Informar criticamente – o que se revela socialmente imprescindível no caso em pauta – seria comunicar os acontecimentos dentro do quadro explicativo de suas causas, aliás bastante evidentes para qualquer observador atento. Pode-se começar com os constituintes de 1988, que legislaram em matéria penal com a ditadura e o preso político em mente e, ao fundo, a doutrina liberal-individualista do direito pós-Revolução Francesa. Resultou daí uma legislação tíbia frente ao delinquente comum, com a impunidade no horizonte. Mata-se por dá cá essa palha.
Comedimento e responsabilidadeEm seguida, seria preciso colocar em pauta a corrupção avassaladora de governos, políticos, policiais etc. Não deixar também de indagar sobre a responsabilidade da sociedade civil (se é que esse conceito se aplica ao Brasil) no tocante às drogas e à mafialização generalizada, que vem pondo em segundo plano o problema do tráfico de drogas. Finalmente, tentar jogar alguma luz sobre as perspectivas de emprego para quem se dispõe a abandonar o crime.
Certo, o jornalista poderá responder a tudo isso com a alegação de que o imediato de sua condição profissional lança-o sob pressão sobre a superfície do fato, para dar conta a seu público das ocorrências em bruto. A notícia seria, assim, a pura e simples mercadoria de sua prática industrial. É o que se aprende, é o que se faz – e o que dá certo em termos de audiência e mercado publicitário.

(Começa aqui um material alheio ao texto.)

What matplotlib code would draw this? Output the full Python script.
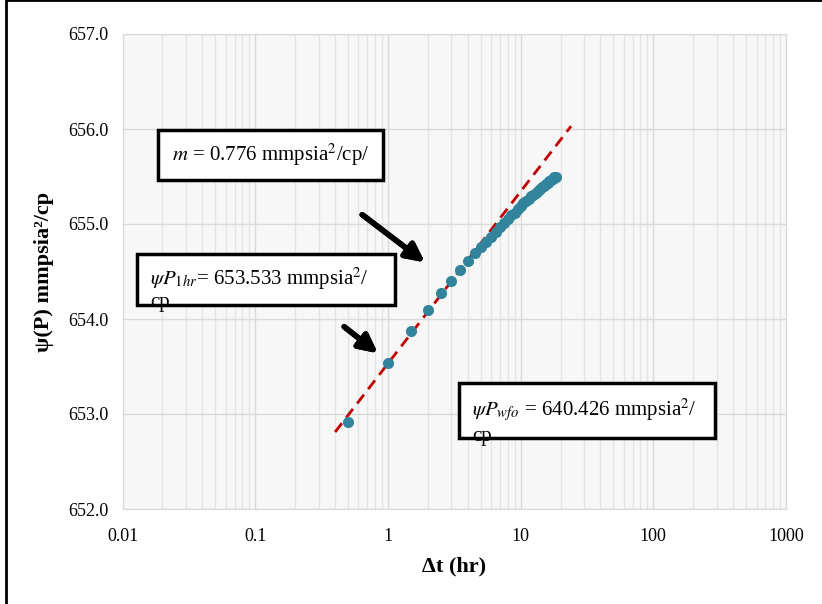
import matplotlib.pyplot as plt
from matplotlib.patches import Rectangle
from matplotlib.ticker import FixedLocator, LogLocator, NullFormatter

plt.rcParams['font.family'] = ['Liberation Serif', 'DejaVu Serif']
plt.rcParams['mathtext.fontset'] = 'stix'

# pressure function vs shut-in time
dt_hr = [0.5, 1.0, 1.5, 2.0, 2.5, 3.0, 3.5, 4.0, 4.5,
         5.0, 5.5, 6.0, 6.5, 7.0, 7.5, 8.0, 8.5, 9.0, 9.5,
         10.0, 10.5, 11.0, 11.5, 12.0, 12.5, 13.0, 13.5, 14.0, 14.5,
         15.0, 15.5, 16.0, 16.5, 17.0, 17.5, 18.0, 18.5]
psi_p = [652.92, 653.54, 653.87, 654.10, 654.27, 654.40, 654.52, 654.61, 654.69,
         654.76, 654.81, 654.86, 654.92, 654.97, 655.01, 655.05, 655.09, 655.12, 655.16,
         655.19, 655.22, 655.24, 655.26, 655.29, 655.31, 655.33, 655.35, 655.37, 655.39,
         655.40, 655.42, 655.43, 655.45, 655.46, 655.47, 655.49, 655.50]

# semilog straight line fit
fit_t = [0.4, 24.0]
fit_psi = [652.81, 656.03]

x_ticks = [0.01, 0.1, 1, 10, 100, 1000]
x_tick_labels = ['0.01', '0.1', '1', '10', '100', '1000']
y_ticks = [652.0, 653.0, 654.0, 655.0, 656.0, 657.0]

W, H = 822, 604
fig = plt.figure(figsize=(W / 100, H / 100), dpi=100)
ax = fig.add_axes([122.5 / W, 1 - 509 / H, (786 - 122.5) / W, (509 - 34) / H])
ax.set_facecolor('#f7f7f7')

ax.plot(fit_t, fit_psi, color='#c00000', lw=2, ls=(0, (4, 2.5)), zorder=3)
ax.scatter(dt_hr, psi_p, s=64, color='#31849b', zorder=4, linewidths=0)

ax.set_xscale('log')
ax.set_xlim(0.01, 1000)
ax.set_ylim(652, 657)
ax.xaxis.set_major_locator(FixedLocator(x_ticks))
ax.set_xticklabels(x_tick_labels)
ax.xaxis.set_minor_locator(LogLocator(base=10, subs=range(2, 10)))
ax.xaxis.set_minor_formatter(NullFormatter())
ax.set_yticks(y_ticks)
ax.set_yticklabels([f'{v:.1f}' for v in y_ticks])
ax.tick_params(which='both', length=0, labelsize=13)
ax.tick_params(axis='x', pad=14)
ax.tick_params(axis='y', pad=10)
ax.grid(True, which='major', color='#d9d9d9', lw=1)
ax.grid(True, which='minor', axis='x', color='#e4e4e4', lw=1)
for s in ax.spines.values():
    s.set_color('#d9d9d9')

ax.set_xlabel('Δt (hr)', fontsize=16, fontweight='bold', labelpad=8)
ax.set_ylabel('ψ(P) mmpsia²/cp', fontsize=16, fontweight='bold', labelpad=10)


def px(x, y):
    return x / W, 1 - y / H


def box(x0, y0, x1, y1):
    r = Rectangle(px(x0, y1), (x1 - x0) / W, (y1 - y0) / H, transform=fig.transFigure,
                  facecolor='white', edgecolor='black', lw=2.5, zorder=5)
    fig.add_artist(r)


box(158, 130, 383, 180)
fig.text(*px(172, 155), r'$m$ = 0.776 mmpsia$^{2}$/cp/', fontsize=15, va='center', zorder=6)

box(137, 254, 395, 305)
fig.text(*px(150, 279), r'$\psi P_{1hr}$= 653.533 mmpsia$^{2}$/', fontsize=15, va='center', zorder=6)
fig.text(*px(150, 303), 'cp', fontsize=15, va='center', zorder=6)

box(459, 383, 715, 438)
fig.text(*px(472, 410), r'$\psi P_{wfo}$ = 640.426 mmpsia$^{2}$/', fontsize=15, va='center', zorder=6)
fig.text(*px(472, 436), 'cp', fontsize=15, va='center', zorder=6)

for (xs, ys, xe, ye) in [(360, 213, 427, 264), (342, 325, 380, 355)]:
    fig.add_artist(plt.annotate('', xy=px(xe, ye), xytext=px(xs, ys), xycoords='figure fraction',
                                arrowprops=dict(arrowstyle='-|>,head_length=1.1,head_width=0.55',
                                                color='black', lw=4)))

# outer frame (cut off at right and bottom)
fig.add_artist(Rectangle(px(6, 700), 1.2, 700 / H, transform=fig.transFigure,
                         facecolor='none', edgecolor='black', lw=2))

fig.savefig('out.png', dpi=100)
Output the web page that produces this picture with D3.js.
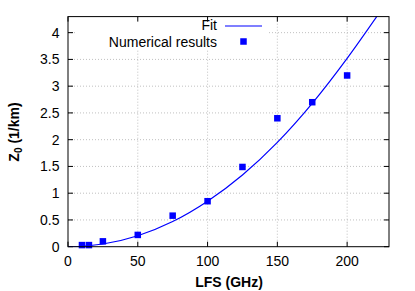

Esse é, de fato, o modelo consagrado pelo jornalismo tal como o conhecemos e talvez não possa ser mudado sem mais nem menos. Mas é certamente um modelo sem amanhã cívico; portanto, algo a ser debatido e repensado.
Nesse meio tempo, seria oportuno um pouco mais de comedimento e responsabilidade social. A morte violenta do outro não pode converter-se em fantástico show da vida.